Mr. Grunberg's "The Story of My Baldness" is technically a coming- of-age story, though to call it that would be like calling "Hamlet" a murder mystery. Mr. Grunberg's narrator, Marek van der Jagt (also the real name of the author, but more on that later), is a young man whose naivete is just off-kilter enough to feel authentic. He might be taken for a lighter version of Jerzy Kosinski's oblivious Chauncey Gardiner from "Being There."

Marek jumps between past and present, telling of bungled romances. He is searching, as he often reminds us, for l'amour fou, mad love, which in his case means everything from mere sex to companionate love to parental acceptance. The last one is trickier that it sounds. Marek's flamboyant mother is a caricature of the indifferent parent. At one of her son's moments of extreme vulnerability, she can only ask whether anyone has seen her cigarette lighter.

Marek's lovers are hardly more sensitive. One in particular, a tourist he meets in a teenage flashback, bursts out laughing when she gets a glimpse of his anatomy, or what Marek comes to call "my handicap." The handicap sends our anti-hero off in search of, well, improvement. He contemplates plastic surgery, searches for a father figure, and copes with the overbearing mother of a love interest, all in his sweet attempts to ease his shame.

If this sounds like a parody of Freudian theory, it should. (Mr. Grunberg even sets his story in Vienna.) But it is more than that. The painful interactions of the sensitive Marek with the uncaring world appear to be an emblem for the culture of egoism; Marek's mother is a case study in self-involvement and its destructive effect on the family.

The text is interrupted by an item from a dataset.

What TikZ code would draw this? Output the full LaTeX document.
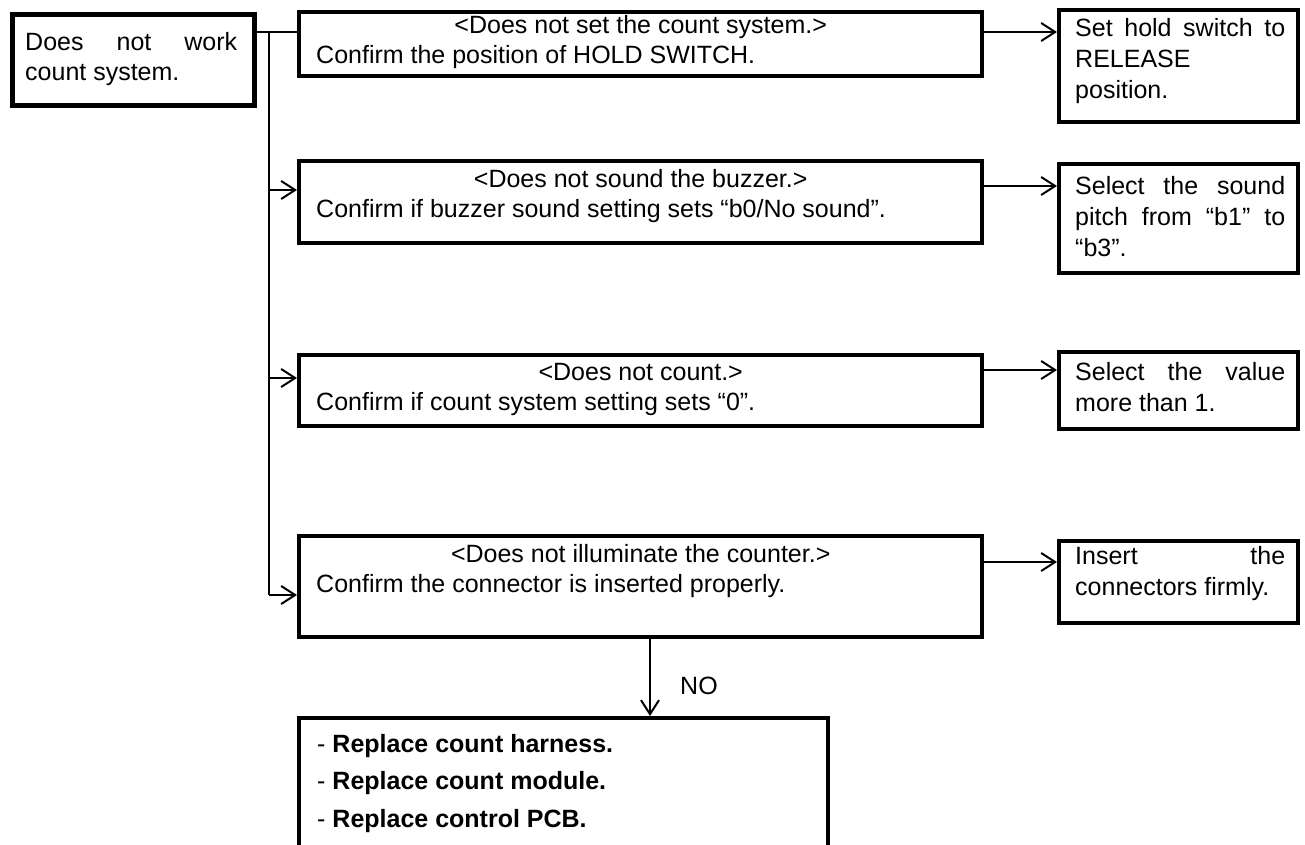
\documentclass[tikz,border=0pt]{standalone}
\usepackage{fontspec}
\setmainfont{Liberation Sans}
\usetikzlibrary{arrows.meta,calc}
\begin{document}
\begin{tikzpicture}[x=1pt,y=-1pt,
  box/.style={draw, line width=4pt, rectangle, inner sep=0pt, anchor=north west},
  thickbox/.style={box, line width=5pt},
  conn/.style={line width=2pt},
  arr/.style={line width=2pt, -{Straight Barb[length=14pt,width=18pt,line width=2pt]}},
  txt/.style={anchor=base west, inner sep=0pt, font=\fontsize{25}{30}\selectfont},
  rtxt/.style={anchor=base west, inner sep=0pt, font=\fontsize{25}{31}\selectfont},
  ltxt/.style={anchor=base west, inner sep=0pt, font=\fontsize{25}{37.5}\selectfont},
]
\useasboundingbox (0,0) rectangle (1305,845);

% boxes
\node[thickbox, minimum width=242pt, minimum height=91pt] (L) at (10,12) {};
\node[box, minimum width=683pt, minimum height=64pt] (A) at (297,10) {};
\node[box, minimum width=683pt, minimum height=82pt] (B) at (297,159) {};
\node[box, minimum width=683pt, minimum height=71pt] (C) at (297,353) {};
\node[box, minimum width=683pt, minimum height=101pt] (D) at (297,534) {};
\node[box, minimum width=529pt, minimum height=160pt] (E) at (297,716) {};
\node[box, minimum width=239pt, minimum height=112pt] (RA) at (1057,8) {};
\node[box, minimum width=239pt, minimum height=109pt] (RB) at (1057,162) {};
\node[box, minimum width=239pt, minimum height=77pt] (RC) at (1057,350) {};
\node[box, minimum width=239pt, minimum height=82pt] (RD) at (1057,539) {};

% texts
\node[txt] (tL) at (25,51) {\parbox[t]{212pt}{\makebox[\linewidth][s]{Does not work}\\count system.}};
\node[txt] (tA) at (316,34) {\parbox[t]{649pt}{\makebox[\linewidth]{<Does not set the count system.>}\\Confirm the position of HOLD SWITCH.}};
\node[txt] (tB) at (316,187) {\parbox[t]{649pt}{\makebox[\linewidth]{<Does not sound the buzzer.>}\\Confirm if buzzer sound setting sets “b0/No sound”.}};
\node[txt] (tC) at (316,380) {\parbox[t]{649pt}{\makebox[\linewidth]{<Does not count.>}\\Confirm if count system setting sets “0”.}};
\node[txt] (tD) at (316,562) {\parbox[t]{649pt}{\makebox[\linewidth]{<Does not illuminate the counter.>}\\Confirm the connector is inserted properly.}};
\node[rtxt] (tRA) at (1075,37) {\parbox[t]{210pt}{\makebox[\linewidth][s]{Set hold switch to}\\RELEASE\\position.}};
\node[rtxt] (tRB) at (1075,194) {\parbox[t]{210pt}{\makebox[\linewidth][s]{Select the sound}\\\makebox[\linewidth][s]{pitch from “b1” to}\\“b3”.}};
\node[rtxt] (tRC) at (1075,380) {\parbox[t]{210pt}{\makebox[\linewidth][s]{Select the value}\\more than 1.}};
\node[rtxt] (tRD) at (1075,564) {\parbox[t]{210pt}{\makebox[\linewidth][s]{Insert the}\\connectors firmly.}};
\node[ltxt] (tE) at (317,752) {\parbox[t]{480pt}{- \textbf{Replace count harness.}\\- \textbf{Replace count module.}\\- \textbf{Replace control PCB.}}};
\node[txt] (no) at (680,694) {NO};

% junction coordinates
\coordinate (j0) at (269,32);
\coordinate (jB) at (269,190);
\coordinate (jC) at (269,378);
\coordinate (jD) at (269,595);
\coordinate (ra) at (1020,32);
\coordinate (rb) at (1020,186);
\coordinate (rc) at (1020,370);
\coordinate (rd) at (1020,562);
\coordinate (nx) at (650,680);

% connectors
\draw[conn] (L.east |- j0) -- (A.west |- j0);
\draw[conn] (j0) -- (jD);
\draw[arr] (jB) -- (B.west |- jB);
\draw[arr] (jC) -- (C.west |- jC);
\draw[arr] (jD) -- (D.west |- jD);
\draw[arr] (A.east |- ra) -- (RA.west |- ra);
\draw[arr] (B.east |- rb) -- (RB.west |- rb);
\draw[arr] (C.east |- rc) -- (RC.west |- rc);
\draw[arr] (D.east |- rd) -- (RD.west |- rd);
\draw[arr] (D.south -| nx) -- (E.north -| nx);
\end{tikzpicture}
\end{document}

Mr. Grunberg employs the pseudonym Marek van der Jagt so that the main character has a name that at first appears to be real and the author has a name that is, literally, fictional. What all this adds up is not clear, and Mr. Grunberg does not seem terribly concerned with figuring it out, just as he's not concerned with certain conventions of the novel form, like exposition. But the book is too whimsical to demand so strict an accounting. And Mr. Grunberg's talent for tucking philosophical nuggets into his hijinx elevates his story well above farce. "If you've been longing to hear someone's voice for a very long time," Marek wonders, "does it matter what the voice says?" If it's Mr. Grunberg's, it certainly does.